» What is being asked: Could you retype the lines below, starting at the line holding "Clone this chart in matplotlib." and stopping at the line holding "ax.tick_params(axis='x', pad=18)", inclusive? Copy them exactly and drop the images.

» Supplied entries:
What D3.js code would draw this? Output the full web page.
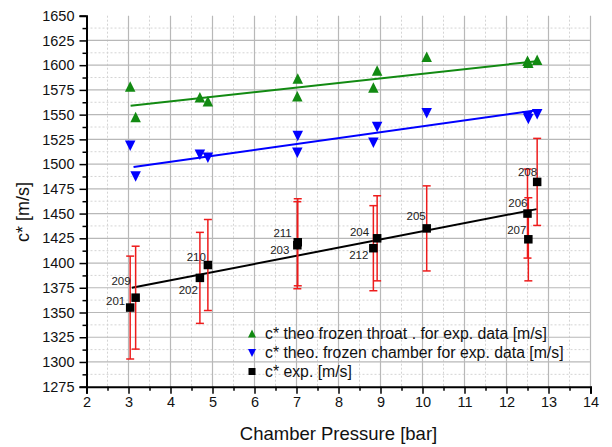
<!DOCTYPE html>
<html>
<head>
<meta charset="utf-8">
<script src="https://cdn.jsdelivr.net/npm/d3@7"></script>
<style>
  body { margin: 0; background: #fff; }
  text { font-family: "Liberation Sans", Arial, sans-serif; }
</style>
</head>
<body>
<div id="chart"></div>
<script>
// ---------- data ----------
var runs     = ["201", "209", "202", "210", "203", "211", "204", "212", "205", "206", "207", "208"];
var pressure = [3.04, 3.17, 4.70, 4.89, 7.02, 7.03, 8.92, 8.83, 10.10, 12.50, 12.52, 12.73];
var cExp     = [1355, 1365, 1385, 1398, 1418, 1421, 1425, 1415, 1435, 1450, 1424, 1482];
var cExpErr  = [52, 52, 46, 46, 44, 44, 43, 43, 43, 45, 42, 44];
var cThroat  = [1578, 1547, 1567, 1563, 1568, 1586, 1594, 1577, 1608, 1604, 1602, 1605];
var cChamber = [1519, 1488, 1510, 1507, 1512, 1529, 1538, 1522, 1552, 1549, 1546, 1551];

// linear fit lines (end points)
var fitThroatX  = [3.05, 12.72], fitThroatY  = [1559, 1604];
var fitChamberX = [3.12, 12.72], fitChamberY = [1497, 1554.5];
var fitExpX     = [3.08, 12.72], fitExpY     = [1375, 1454.5];

var xTicks = d3.range(2, 15, 1);
var yTicks = d3.range(1275, 1651, 25);

var legendLabels = [
  "c* theo frozen throat . for exp. data [m/s]",
  "c* theo. frozen chamber for exp. data [m/s]",
  "c* exp. [m/s]"
];

// ---------- layout ----------
var W = 612, H = 447;
var plotLeft = 86.5, plotRight = 590.5, plotTop = 15.7, plotBottom = 386.7;

var svg = d3.select("#chart").append("svg")
  .attr("width", W).attr("height", H);

var x = d3.scaleLinear().domain([2, 14]).range([plotLeft, plotRight]);
var y = d3.scaleLinear().domain([1275, 1650]).range([plotBottom, plotTop]);

// ---------- grid ----------
var grid = svg.append("g");
var minorX = d3.range(2.5, 14, 1);
var minorY = d3.range(1287.5, 1650, 25);

grid.selectAll(".mx").data(minorX).enter().append("line")
  .attr("x1", d => x(d)).attr("x2", d => x(d))
  .attr("y1", plotTop).attr("y2", plotBottom)
  .attr("stroke", "#d4d4d4").attr("stroke-dasharray", "2,2");
grid.selectAll(".my").data(minorY).enter().append("line")
  .attr("x1", plotLeft).attr("x2", plotRight)
  .attr("y1", d => y(d)).attr("y2", d => y(d))
  .attr("stroke", "#d4d4d4").attr("stroke-dasharray", "2,2");
grid.selectAll(".gx").data(xTicks.slice(1)).enter().append("line")
  .attr("x1", d => x(d)).attr("x2", d => x(d))
  .attr("y1", plotTop).attr("y2", plotBottom)
  .attr("stroke", "#b8b8b8").attr("stroke-width", 1.2);
grid.selectAll(".gy").data(yTicks.slice(1, -1)).enter().append("line")
  .attr("x1", plotLeft).attr("x2", plotRight)
  .attr("y1", d => y(d)).attr("y2", d => y(d))
  .attr("stroke", "#b8b8b8").attr("stroke-width", 1.2);

// ---------- axes ----------
var xAxis = svg.append("g")
  .attr("transform", "translate(0," + plotBottom + ")")
  .call(d3.axisBottom(x).tickValues(xTicks).tickSize(7).tickPadding(3).tickFormat(d3.format("d")));
var xMinor = svg.append("g")
  .attr("transform", "translate(0," + plotBottom + ")")
  .call(d3.axisBottom(x).tickValues(minorX).tickSize(4).tickFormat(""));

var yAxis = svg.append("g")
  .attr("transform", "translate(" + plotLeft + ",0)")
  .call(d3.axisLeft(y).tickValues(yTicks).tickSize(7).tickPadding(5).tickFormat(d3.format("d")));
var yMinor = svg.append("g")
  .attr("transform", "translate(" + plotLeft + ",0)")
  .call(d3.axisLeft(y).tickValues(minorY).tickSize(4).tickFormat(""));

[xAxis, xMinor, yAxis, yMinor].forEach(function(g) {
  g.select(".domain").attr("stroke", "#000").attr("stroke-width", 2);
  g.selectAll(".tick line").attr("stroke", "#000").attr("stroke-width", 1.5);
  g.selectAll("text").style("font-size", "14.5px")
    .style("font-family", "'Liberation Sans', Arial, sans-serif").attr("fill", "#111");
});
xMinor.select(".domain").remove();
yMinor.select(".domain").remove();

// axis titles
svg.append("text")
  .attr("x", (plotLeft + plotRight) / 2).attr("y", 440)
  .attr("text-anchor", "middle")
  .style("font-size", "18.5px").attr("fill", "#111")
  .text("Chamber Pressure [bar]");
svg.append("text")
  .attr("transform", "translate(29,212) rotate(-90)")
  .attr("text-anchor", "middle")
  .style("font-size", "18px").attr("fill", "#111")
  .text("c* [m/s]");

// ---------- fit lines ----------
function fitLine(xs, ys, color) {
  svg.append("line")
    .attr("x1", x(xs[0])).attr("y1", y(ys[0]))
    .attr("x2", x(xs[1])).attr("y2", y(ys[1]))
    .attr("stroke", color).attr("stroke-width", 2);
}
fitLine(fitThroatX, fitThroatY, "#128a12");
fitLine(fitChamberX, fitChamberY, "#0000ff");
fitLine(fitExpX, fitExpY, "#000");

// ---------- error bars ----------
var errG = svg.append("g").attr("stroke", "#ee1c1c").attr("stroke-width", 1.5);
runs.forEach(function(r, i) {
  var px = x(pressure[i]);
  var hi = y(cExp[i] + cExpErr[i]), lo = y(cExp[i] - cExpErr[i]);
  errG.append("line").attr("x1", px).attr("x2", px).attr("y1", hi).attr("y2", lo);
  errG.append("line").attr("x1", px - 4).attr("x2", px + 4).attr("y1", hi).attr("y2", hi);
  errG.append("line").attr("x1", px - 4).attr("x2", px + 4).attr("y1", lo).attr("y2", lo);
});

// ---------- markers ----------
function upTri(cx, cy, s) {
  return "M" + cx + "," + (cy - s * 0.55) + "L" + (cx + s / 2) + "," + (cy + s * 0.45) +
    "L" + (cx - s / 2) + "," + (cy + s * 0.45) + "Z";
}
function downTri(cx, cy, s) {
  return "M" + cx + "," + (cy + s * 0.55) + "L" + (cx + s / 2) + "," + (cy - s * 0.45) +
    "L" + (cx - s / 2) + "," + (cy - s * 0.45) + "Z";
}

svg.append("g").selectAll("path").data(cThroat).enter().append("path")
  .attr("d", (d, i) => upTri(x(pressure[i]), y(d), 10.5))
  .attr("fill", "#128a12");
svg.append("g").selectAll("path").data(cChamber).enter().append("path")
  .attr("d", (d, i) => downTri(x(pressure[i]), y(d), 10.5))
  .attr("fill", "#0000ff");
svg.append("g").selectAll("rect").data(cExp).enter().append("rect")
  .attr("x", (d, i) => x(pressure[i]) - 4.25).attr("y", d => y(d) - 4.25)
  .attr("width", 8.5).attr("height", 8.5)
  .attr("fill", "#000");

// run labels (offset from point: [dx to text end, dy to text middle])
var labelOffset = {
  "201": [-5, -7], "209": [-5, -17], "202": [-2, 12], "210": [-2, -8],
  "211": [-6, -9], "203": [-8, 5], "204": [-8, -6], "212": [-5, 7],
  "205": [-1, -12], "206": [0, -11], "207": [-2, -9], "208": [0, -10]
};
svg.append("g").selectAll("text").data(runs).enter().append("text")
  .attr("x", (d, i) => x(pressure[i]) + labelOffset[d][0])
  .attr("y", (d, i) => y(cExp[i]) + labelOffset[d][1])
  .attr("dy", "0.35em")
  .attr("text-anchor", "end")
  .style("font-size", "11.5px").attr("fill", "#222")
  .text(d => d);

// ---------- legend ----------
var legendRows = [334, 352.5, 371.5];
var lg = svg.append("g");
lg.append("path").attr("d", upTri(252, legendRows[0], 8)).attr("fill", "#128a12");
lg.append("path").attr("d", downTri(252, legendRows[1], 8)).attr("fill", "#0000ff");
lg.append("rect").attr("x", 248.5).attr("y", legendRows[2] - 3.5)
  .attr("width", 7).attr("height", 7).attr("fill", "#000");
lg.selectAll("text").data(legendLabels).enter().append("text")
  .attr("x", 265).attr("y", (d, i) => legendRows[i])
  .attr("dy", "0.33em")
  .style("font-size", "15.8px").attr("fill", "#111")
  .text(d => d);
</script>
</body>
</html>
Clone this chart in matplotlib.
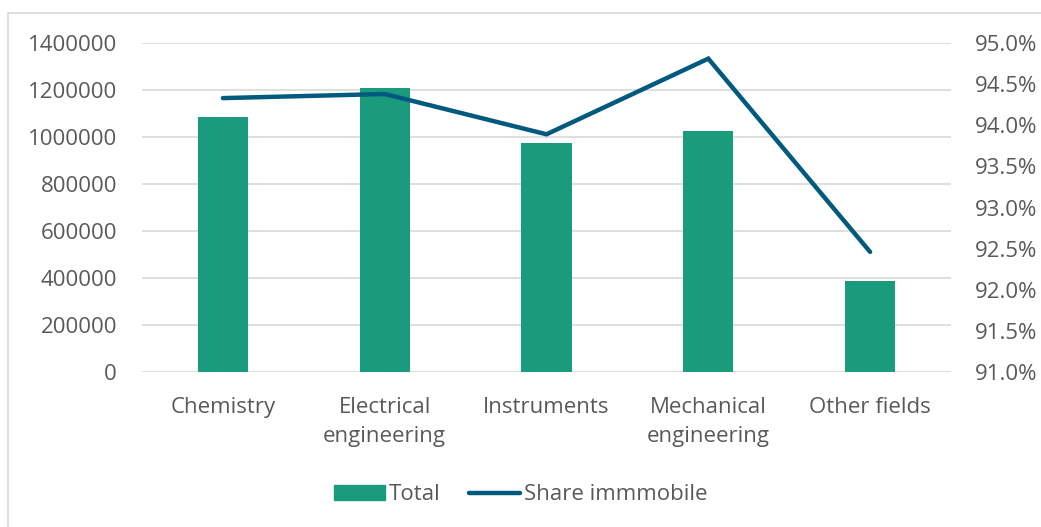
import matplotlib.pyplot as plt
from matplotlib.patches import Rectangle
from matplotlib.lines import Line2D
import numpy as np

plt.rcParams['font.family'] = ['Open Sans', 'DejaVu Sans']

categories = ['Chemistry', 'Electrical\nengineering', 'Instruments',
              'Mechanical\nengineering', 'Other fields']
total = [1085000, 1208000, 974000, 1025000, 387000]
share_immobile = [94.33, 94.38, 93.89, 94.81, 92.46]

bar_color = '#1A9B7C'
line_color = '#005A80'
text_color = '#595959'
grid_color = '#D9D9D9'
fs = 16

fig = plt.figure(figsize=(10.41, 5.27), dpi=100)
# chart border
fig.patches.append(Rectangle((8 / 1041, -0.2), 1.2, 1.2 - 13 / 527, transform=fig.transFigure,
                             fill=False, edgecolor=grid_color, linewidth=1.2))

ax = fig.add_axes([142 / 1041, 1 - 372 / 527, (951 - 142) / 1041, (372 - 43) / 527])
x = np.arange(len(categories))
ax.bar(x, total, width=0.31, color=bar_color, zorder=2)
ax.set_xlim(-0.5, len(categories) - 0.5)
ax.set_ylim(0, 1400000)
ax.set_yticks(np.arange(0, 1400001, 200000))
ax.set_yticklabels([str(v) for v in range(0, 1400001, 200000)])
ax.set_xticks(x)
ax.set_xticklabels(categories, linespacing=1.5)
ax.grid(axis='y', color=grid_color, linewidth=1.2, zorder=0)
for s in ax.spines.values():
    s.set_visible(False)
ax.tick_params(length=0, labelsize=fs, colors=text_color)
ax.tick_params(axis='y', pad=18)
ax.tick_params(axis='x', pad=18)

ax2 = ax.twinx()
ax2.plot(x, share_immobile, color=line_color, linewidth=3.2, solid_capstyle='round',
         solid_joinstyle='miter', zorder=3)
ax2.set_ylim(91.0, 95.0)
ax2.set_yticks(np.arange(91.0, 95.01, 0.5))
ax2.set_yticklabels(['%.1f%%' % v for v in np.arange(91.0, 95.01, 0.5)])
for s in ax2.spines.values():
    s.set_visible(False)
ax2.tick_params(length=0, labelsize=fs, colors=text_color, pad=17)

handles = [Rectangle((0, 0), 1, 1, color=bar_color),
           Line2D([0], [0], color=line_color, linewidth=3.2, solid_capstyle='round')]
fig.legend(handles, ['Total', 'Share immmobile'], loc='center',
           bbox_to_anchor=(0.5, 1 - 495 / 527), ncol=2, frameon=False,
           fontsize=fs, labelcolor=text_color, handlelength=2.3, handletextpad=0.15,
           columnspacing=1.3, handleheight=0.65)

fig.savefig('out.png', dpi=100)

» Expected output:
Clone this chart in matplotlib.
import matplotlib.pyplot as plt
from matplotlib.patches import Rectangle
from matplotlib.lines import Line2D
import numpy as np

plt.rcParams['font.family'] = ['Open Sans', 'DejaVu Sans']

categories = ['Chemistry', 'Electrical\nengineering', 'Instruments',
              'Mechanical\nengineering', 'Other fields']
total = [1085000, 1208000, 974000, 1025000, 387000]
share_immobile = [94.33, 94.38, 93.89, 94.81, 92.46]

bar_color = '#1A9B7C'
line_color = '#005A80'
text_color = '#595959'
grid_color = '#D9D9D9'
fs = 16

fig = plt.figure(figsize=(10.41, 5.27), dpi=100)
# chart border
fig.patches.append(Rectangle((8 / 1041, -0.2), 1.2, 1.2 - 13 / 527, transform=fig.transFigure,
                             fill=False, edgecolor=grid_color, linewidth=1.2))

ax = fig.add_axes([142 / 1041, 1 - 372 / 527, (951 - 142) / 1041, (372 - 43) / 527])
x = np.arange(len(categories))
ax.bar(x, total, width=0.31, color=bar_color, zorder=2)
ax.set_xlim(-0.5, len(categories) - 0.5)
ax.set_ylim(0, 1400000)
ax.set_yticks(np.arange(0, 1400001, 200000))
ax.set_yticklabels([str(v) for v in range(0, 1400001, 200000)])
ax.set_xticks(x)
ax.set_xticklabels(categories, linespacing=1.5)
ax.grid(axis='y', color=grid_color, linewidth=1.2, zorder=0)
for s in ax.spines.values():
    s.set_visible(False)
ax.tick_params(length=0, labelsize=fs, colors=text_color)
ax.tick_params(axis='y', pad=18)
ax.tick_params(axis='x', pad=18)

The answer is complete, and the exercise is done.